━━━ Data shown

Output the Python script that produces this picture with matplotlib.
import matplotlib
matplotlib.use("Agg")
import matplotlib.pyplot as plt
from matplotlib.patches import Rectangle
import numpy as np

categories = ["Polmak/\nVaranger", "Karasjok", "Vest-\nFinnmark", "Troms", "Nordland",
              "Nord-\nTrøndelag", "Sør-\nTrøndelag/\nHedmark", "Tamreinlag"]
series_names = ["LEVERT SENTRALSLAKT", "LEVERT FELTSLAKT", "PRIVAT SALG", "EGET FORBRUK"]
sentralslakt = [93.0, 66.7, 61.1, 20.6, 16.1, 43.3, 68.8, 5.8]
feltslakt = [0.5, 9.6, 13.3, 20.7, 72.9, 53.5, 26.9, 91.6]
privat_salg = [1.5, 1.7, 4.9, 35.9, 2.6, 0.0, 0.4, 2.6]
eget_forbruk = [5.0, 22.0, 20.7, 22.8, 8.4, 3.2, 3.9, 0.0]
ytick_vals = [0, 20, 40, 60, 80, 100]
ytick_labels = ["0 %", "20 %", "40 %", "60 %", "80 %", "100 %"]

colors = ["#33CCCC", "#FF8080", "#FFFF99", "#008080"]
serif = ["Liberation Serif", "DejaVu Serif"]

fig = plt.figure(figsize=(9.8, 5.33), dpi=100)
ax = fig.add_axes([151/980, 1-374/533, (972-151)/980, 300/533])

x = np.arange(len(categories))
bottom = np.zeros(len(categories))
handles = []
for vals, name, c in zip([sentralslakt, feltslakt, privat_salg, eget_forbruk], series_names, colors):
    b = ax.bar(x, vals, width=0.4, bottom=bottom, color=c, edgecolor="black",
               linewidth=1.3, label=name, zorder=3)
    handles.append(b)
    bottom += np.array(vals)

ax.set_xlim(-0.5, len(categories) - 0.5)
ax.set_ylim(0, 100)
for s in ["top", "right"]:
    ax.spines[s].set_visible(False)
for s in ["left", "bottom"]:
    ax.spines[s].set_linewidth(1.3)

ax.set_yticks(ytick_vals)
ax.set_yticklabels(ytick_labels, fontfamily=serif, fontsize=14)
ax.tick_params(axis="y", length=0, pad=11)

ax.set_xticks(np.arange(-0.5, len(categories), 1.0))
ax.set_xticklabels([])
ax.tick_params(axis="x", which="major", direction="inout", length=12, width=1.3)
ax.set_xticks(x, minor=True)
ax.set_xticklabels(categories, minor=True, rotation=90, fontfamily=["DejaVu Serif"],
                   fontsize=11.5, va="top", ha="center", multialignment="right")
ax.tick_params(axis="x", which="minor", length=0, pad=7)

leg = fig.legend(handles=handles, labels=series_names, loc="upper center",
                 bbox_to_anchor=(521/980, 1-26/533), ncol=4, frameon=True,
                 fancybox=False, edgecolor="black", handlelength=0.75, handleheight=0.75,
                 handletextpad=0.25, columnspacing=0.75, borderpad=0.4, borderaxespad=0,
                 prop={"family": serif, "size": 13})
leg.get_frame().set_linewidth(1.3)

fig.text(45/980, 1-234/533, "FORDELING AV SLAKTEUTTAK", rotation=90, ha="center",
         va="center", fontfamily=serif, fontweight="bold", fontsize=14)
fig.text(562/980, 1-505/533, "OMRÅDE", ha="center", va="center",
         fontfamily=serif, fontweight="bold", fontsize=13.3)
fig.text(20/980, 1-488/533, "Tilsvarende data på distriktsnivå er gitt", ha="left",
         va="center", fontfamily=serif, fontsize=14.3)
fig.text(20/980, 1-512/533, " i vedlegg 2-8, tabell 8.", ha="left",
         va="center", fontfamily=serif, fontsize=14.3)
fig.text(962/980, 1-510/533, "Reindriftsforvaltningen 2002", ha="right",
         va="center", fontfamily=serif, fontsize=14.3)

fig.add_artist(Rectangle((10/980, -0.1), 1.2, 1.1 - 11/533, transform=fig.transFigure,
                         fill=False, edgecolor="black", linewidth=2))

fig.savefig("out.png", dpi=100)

━━━━━━

# Task brief
Set every line of the listing down word for word.

# Response to the exercise
Output the Python script that produces this picture with matplotlib.
import matplotlib
matplotlib.use("Agg")
import matplotlib.pyplot as plt
from matplotlib.patches import Rectangle
import numpy as np

categories = ["Polmak/\nVaranger", "Karasjok", "Vest-\nFinnmark", "Troms", "Nordland",
              "Nord-\nTrøndelag", "Sør-\nTrøndelag/\nHedmark", "Tamreinlag"]
series_names = ["LEVERT SENTRALSLAKT", "LEVERT FELTSLAKT", "PRIVAT SALG", "EGET FORBRUK"]
sentralslakt = [93.0, 66.7, 61.1, 20.6, 16.1, 43.3, 68.8, 5.8]
feltslakt = [0.5, 9.6, 13.3, 20.7, 72.9, 53.5, 26.9, 91.6]
privat_salg = [1.5, 1.7, 4.9, 35.9, 2.6, 0.0, 0.4, 2.6]
eget_forbruk = [5.0, 22.0, 20.7, 22.8, 8.4, 3.2, 3.9, 0.0]
ytick_vals = [0, 20, 40, 60, 80, 100]
ytick_labels = ["0 %", "20 %", "40 %", "60 %", "80 %", "100 %"]

colors = ["#33CCCC", "#FF8080", "#FFFF99", "#008080"]
serif = ["Liberation Serif", "DejaVu Serif"]

fig = plt.figure(figsize=(9.8, 5.33), dpi=100)
ax = fig.add_axes([151/980, 1-374/533, (972-151)/980, 300/533])

x = np.arange(len(categories))
bottom = np.zeros(len(categories))
handles = []
for vals, name, c in zip([sentralslakt, feltslakt, privat_salg, eget_forbruk], series_names, colors):
    b = ax.bar(x, vals, width=0.4, bottom=bottom, color=c, edgecolor="black",
               linewidth=1.3, label=name, zorder=3)
    handles.append(b)
    bottom += np.array(vals)

ax.set_xlim(-0.5, len(categories) - 0.5)
ax.set_ylim(0, 100)
for s in ["top", "right"]:
    ax.spines[s].set_visible(False)
for s in ["left", "bottom"]:
    ax.spines[s].set_linewidth(1.3)

ax.set_yticks(ytick_vals)
ax.set_yticklabels(ytick_labels, fontfamily=serif, fontsize=14)
ax.tick_params(axis="y", length=0, pad=11)

ax.set_xticks(np.arange(-0.5, len(categories), 1.0))
ax.set_xticklabels([])
ax.tick_params(axis="x", which="major", direction="inout", length=12, width=1.3)
ax.set_xticks(x, minor=True)
ax.set_xticklabels(categories, minor=True, rotation=90, fontfamily=["DejaVu Serif"],
                   fontsize=11.5, va="top", ha="center", multialignment="right")
ax.tick_params(axis="x", which="minor", length=0, pad=7)

leg = fig.legend(handles=handles, labels=series_names, loc="upper center",
                 bbox_to_anchor=(521/980, 1-26/533), ncol=4, frameon=True,
                 fancybox=False, edgecolor="black", handlelength=0.75, handleheight=0.75,
                 handletextpad=0.25, columnspacing=0.75, borderpad=0.4, borderaxespad=0,
                 prop={"family": serif, "size": 13})
leg.get_frame().set_linewidth(1.3)

fig.text(45/980, 1-234/533, "FORDELING AV SLAKTEUTTAK", rotation=90, ha="center",
         va="center", fontfamily=serif, fontweight="bold", fontsize=14)
fig.text(562/980, 1-505/533, "OMRÅDE", ha="center", va="center",
         fontfamily=serif, fontweight="bold", fontsize=13.3)
fig.text(20/980, 1-488/533, "Tilsvarende data på distriktsnivå er gitt", ha="left",
         va="center", fontfamily=serif, fontsize=14.3)
fig.text(20/980, 1-512/533, " i vedlegg 2-8, tabell 8.", ha="left",
         va="center", fontfamily=serif, fontsize=14.3)
fig.text(962/980, 1-510/533, "Reindriftsforvaltningen 2002", ha="right",
         va="center", fontfamily=serif, fontsize=14.3)

fig.add_artist(Rectangle((10/980, -0.1), 1.2, 1.1 - 11/533, transform=fig.transFigure,
                         fill=False, edgecolor="black", linewidth=2))

fig.savefig("out.png", dpi=100)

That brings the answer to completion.